One of the historian’s most difficult tasks is to convey a sense of mood to a modern audience for whom that mood is inconceivable.

In “The Siege of Washington: The Untold Story of the Twelve Days That Shook the Union,” brothers John and Charles Lockwood make superb use of contemporary accounts to go beyond facts, circumstances and events to capture the feeling of dread hanging over the nation’s capital in the days immediately following the fall of Fort Sumter in April 1861.

The story, despite the subtitle, is not really untold. The broad outlines appear in all comprehensive histories of the war. Historians of wartime Washington have paid particular attention to the period — excellent, if abbreviated, accounts can be found in Margaret Leech’s 1941 classic “Reveille in Washington” and Ernest B. Furgurson’s “Freedom Rising: Washington in the Civil War,” published in 2004.

But the Lockwoods — both born and raised in Washington — present the first full-length treatment, and it is a detail-laden treasure.

They present a day-by-day account, from April 15, the day President Abraham Lincoln’s call for 75,000 volunteers to defend the Union was published, to April 25, the day the 7th New York Regiment arrived in the city, relieving the siege.

That structure lends itself to mounting tension and helps provide a sense of the fear and panic that enveloped the federal capital, a city with Southern sensibilities that was surrounded by slave-holding states.

It seemed obvious that the Confederates across the Potomac would attack and capture the seat of Northern government, which lacked both natural and man-made defenses. In fact, it remains something of a mystery even today why that didn’t happen.

The Lockwoods offer several plausible explanations. For starters, Southern leaders were thinking tactically rather than strategically at the beginning. They felt it was more important to use scarce resources to capture the arsenals at Harpers Ferry and Norfolk, Va.
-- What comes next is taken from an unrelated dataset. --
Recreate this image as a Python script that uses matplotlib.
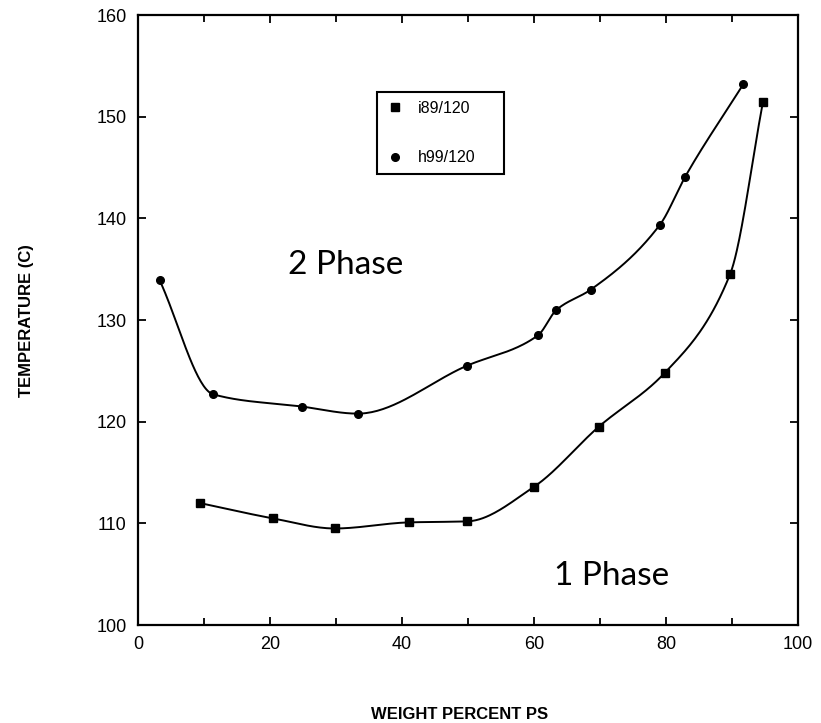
import matplotlib
matplotlib.use("Agg")
import matplotlib.pyplot as plt
import numpy as np

# Data
i89_x = [9.4, 20.4, 29.8, 41.1, 49.9, 60.0, 69.8, 79.8, 89.7, 94.7]
i89_y = [112.0, 110.5, 109.5, 110.1, 110.2, 113.6, 119.5, 124.8, 134.5, 151.5]
h99_x = [3.3, 11.4, 24.8, 33.3, 49.8, 60.6, 63.4, 68.6, 79.1, 82.9, 91.7]
h99_y = [133.9, 122.7, 121.5, 120.8, 125.5, 128.5, 131.0, 133.0, 139.4, 144.1, 153.2]
labels = ["i89/120", "h99/120"]


def pchip(xs, ys, n=40):
    # monotone cubic through the measured points (no overshoot)
    x = np.asarray(xs, float)
    y = np.asarray(ys, float)
    h = np.diff(x)
    d = np.diff(y) / h
    m = np.zeros_like(y)
    for k in range(1, len(x) - 1):
        if d[k - 1] * d[k] > 0:
            w1 = 2 * h[k] + h[k - 1]
            w2 = h[k] + 2 * h[k - 1]
            m[k] = (w1 + w2) / (w1 / d[k - 1] + w2 / d[k])
    m[0] = d[0]
    m[-1] = d[-1]
    xo, yo = [], []
    for k in range(len(x) - 1):
        t = np.linspace(0, 1, n)
        h00 = 2 * t**3 - 3 * t**2 + 1
        h10 = t**3 - 2 * t**2 + t
        h01 = -2 * t**3 + 3 * t**2
        h11 = t**3 - t**2
        xo.append(x[k] + t * h[k])
        yo.append(h00 * y[k] + h10 * h[k] * m[k] + h01 * y[k + 1] + h11 * h[k] * m[k + 1])
    return np.concatenate(xo), np.concatenate(yo)


plt.rcParams["font.family"] = ["Liberation Sans", "DejaVu Sans"]

fig = plt.figure(figsize=(8.21, 7.23), dpi=100)
ax = fig.add_axes([0.168, 0.1355, 0.804, 0.8435])

sx, sy = pchip(i89_x, i89_y)
ax.plot(sx, sy, color="black", lw=1.4)
sx, sy = pchip(h99_x, h99_y)
ax.plot(sx, sy, color="black", lw=1.4)

ax.plot(i89_x, i89_y, "s", color="black", ms=5.5, ls="none", label=labels[0])
ax.plot(h99_x, h99_y, "o", color="black", ms=5.5, ls="none", label=labels[1])

ax.set_xlim(0, 100)
ax.set_ylim(100, 160)
ax.set_xticks(np.arange(0, 101, 20))
ax.set_xticks(np.arange(0, 101, 10), minor=True)
ax.set_yticks(np.arange(100, 161, 10))
ax.tick_params(which="both", direction="in", top=True, right=True,
               labelsize=13, width=1.3)
ax.tick_params(which="major", length=6, pad=8)
ax.tick_params(which="minor", length=5)
for s in ax.spines.values():
    s.set_linewidth(1.6)

fig.text(0.032, 0.557, "TEMPERATURE (C)", rotation=90, ha="center",
         va="center", fontsize=12, fontweight="bold")
fig.text(0.56, 0.012, "WEIGHT PERCENT PS", ha="center", va="center",
         fontsize=12, fontweight="bold")

ax.text(31.5, 135.4, "2 Phase", fontsize=24, family="Lato",
        ha="center", va="center")
ax.text(71.8, 104.8, "1 Phase", fontsize=24, family="Lato",
        ha="center", va="center")

leg = ax.legend(loc="upper left", bbox_to_anchor=(0.362, 0.741, 0.193, 0.133),
                mode="expand", fancybox=False, edgecolor="black", framealpha=1,
                fontsize=11.5, labelspacing=2.15, handlelength=1.2,
                handletextpad=0.8, borderpad=0.55, borderaxespad=0,
                markerscale=1.0)
leg.get_frame().set_linewidth(1.5)

fig.savefig("out.png", dpi=100)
Northerners also wildly overestimated the number and effectiveness of Southern troops so early in the conflict, and many of the soldiers the South did have were far from Washington.

Lastly, Confederate caution ruled. A dash for Washington that succeeded might well bring a quick end to the war and win independence for the Confederacy. But an attack that bold that failed might have dire consequences for the fledgling government.

So on the Virginia side they stayed, and a cold peace reigned until the First Battle of Manassas three months later.

But the citizens of Washington were not privy to Southern deliberations, and they worried themselves into a frazzle. Here is where the Lockwoods shine: Using newspaper accounts, diaries and letters, they paint a vivid portrait of a city on the edge, its citizens fearful of invasion, suspicious of their neighbors and desperately wondering when help would arrive.

Help was on the way, but it took awhile to get here. State governors responded with enthusiasm to Lincoln’s call for volunteers, and companies were quickly organized. Many had already been formed in anticipation of war.

If the siege could be said to have a turning point, it came April 19, when the 6th Massachusetts Regiment was attacked by a mob in Baltimore.